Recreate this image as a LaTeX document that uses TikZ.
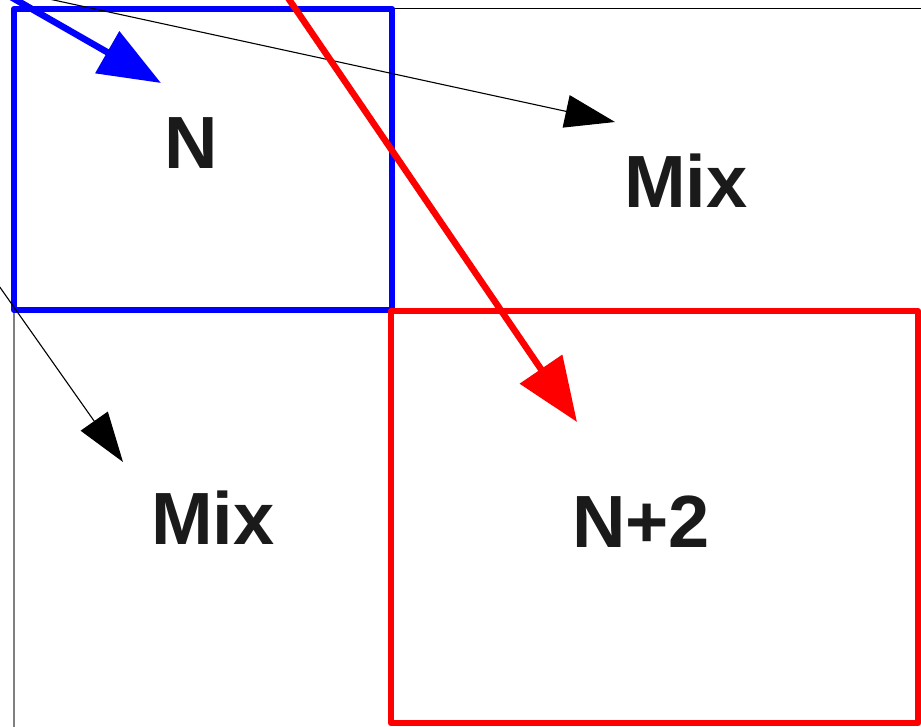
\documentclass[tikz,border=0pt]{standalone}
\usepackage{fontspec}
\setmainfont{Liberation Sans}
\usetikzlibrary{arrows.meta}
\definecolor{txt}{HTML}{1A1A1A}
\definecolor{myblue}{HTML}{0000FF}
\definecolor{myred}{HTML}{FF0000}
\begin{document}
\begin{tikzpicture}[x=1pt,y=-1pt,
  bluebox/.style={draw=myblue,line width=6.5pt,line join=round,inner sep=0pt,minimum width=378pt,minimum height=301pt},
  redbox/.style={draw=myred,line width=6.5pt,line join=round,inner sep=0pt,minimum width=527pt,minimum height=412pt},
  lbl/.style={font=\fontsize{74}{80}\selectfont\bfseries,text=txt,inner sep=0pt,anchor=base},
  thinarrow/.style={draw=black,line width=1.1pt,-{Triangle[length=50pt,width=33pt]}},
  bluearrow/.style={draw=myblue,line width=6.5pt,-{Triangle[length=62pt,width=47pt]}},
  redarrow/.style={draw=myred,line width=6.5pt,-{Triangle[length=64pt,width=50pt]}}]
\useasboundingbox (0,0) rectangle (921,726);
\clip (0,0) rectangle (921,726);
\fill[white] (0,0) rectangle (921,726);
% frame lines
\coordinate (tl) at (393,8.5);
\coordinate (tr) at (925,8.5);
\coordinate (lt) at (14,310);
\coordinate (lb) at (14,730);
\draw[black,line width=1.3pt] (tl) -- (tr);
\draw[gray,line width=2pt] (lt) -- (lb);
% boxes
\node[bluebox] (nbox) at (203,159.5) {};
\node[redbox] (n2box) at (654.5,517) {};
% labels
\node[lbl] (n) at (191,168) {N};
\node[lbl] (mix1) at (686,207) {Mix};
\node[lbl] (mix2) at (213,544) {Mix};
\node[lbl] (n2) at (641,547) {N+2};
% arrows
\coordinate (a1s) at (-20,-16);
\coordinate (a1e) at (615,122);
\coordinate (a2s) at (-8,276);
\coordinate (a2e) at (123,462);
\coordinate (bs) at (-10,-15);
\coordinate (be) at (161,83);
\coordinate (rs) at (284,-8);
\coordinate (re) at (577,422);
\draw[thinarrow] (a1s) -- (a1e);
\draw[thinarrow] (a2s) -- (a2e);
\draw[bluearrow] (bs) -- (be);
\draw[redarrow] (rs) -- (re);
\end{tikzpicture}
\end{document}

_Task instructions_: All of the data above should be quoted exactly, except for the pictures.

_Completed exercise_:
Recreate this image as a LaTeX document that uses TikZ.
\documentclass[tikz,border=0pt]{standalone}
\usepackage{fontspec}
\setmainfont{Liberation Sans}
\usetikzlibrary{arrows.meta}
\definecolor{txt}{HTML}{1A1A1A}
\definecolor{myblue}{HTML}{0000FF}
\definecolor{myred}{HTML}{FF0000}
\begin{document}
\begin{tikzpicture}[x=1pt,y=-1pt,
  bluebox/.style={draw=myblue,line width=6.5pt,line join=round,inner sep=0pt,minimum width=378pt,minimum height=301pt},
  redbox/.style={draw=myred,line width=6.5pt,line join=round,inner sep=0pt,minimum width=527pt,minimum height=412pt},
  lbl/.style={font=\fontsize{74}{80}\selectfont\bfseries,text=txt,inner sep=0pt,anchor=base},
  thinarrow/.style={draw=black,line width=1.1pt,-{Triangle[length=50pt,width=33pt]}},
  bluearrow/.style={draw=myblue,line width=6.5pt,-{Triangle[length=62pt,width=47pt]}},
  redarrow/.style={draw=myred,line width=6.5pt,-{Triangle[length=64pt,width=50pt]}}]
\useasboundingbox (0,0) rectangle (921,726);
\clip (0,0) rectangle (921,726);
\fill[white] (0,0) rectangle (921,726);
% frame lines
\coordinate (tl) at (393,8.5);
\coordinate (tr) at (925,8.5);
\coordinate (lt) at (14,310);
\coordinate (lb) at (14,730);
\draw[black,line width=1.3pt] (tl) -- (tr);
\draw[gray,line width=2pt] (lt) -- (lb);
% boxes
\node[bluebox] (nbox) at (203,159.5) {};
\node[redbox] (n2box) at (654.5,517) {};
% labels
\node[lbl] (n) at (191,168) {N};
\node[lbl] (mix1) at (686,207) {Mix};
\node[lbl] (mix2) at (213,544) {Mix};
\node[lbl] (n2) at (641,547) {N+2};
% arrows
\coordinate (a1s) at (-20,-16);
\coordinate (a1e) at (615,122);
\coordinate (a2s) at (-8,276);
\coordinate (a2e) at (123,462);
\coordinate (bs) at (-10,-15);
\coordinate (be) at (161,83);
\coordinate (rs) at (284,-8);
\coordinate (re) at (577,422);
\draw[thinarrow] (a1s) -- (a1e);
\draw[thinarrow] (a2s) -- (a2e);
\draw[bluearrow] (bs) -- (be);
\draw[redarrow] (rs) -- (re);
\end{tikzpicture}
\end{document}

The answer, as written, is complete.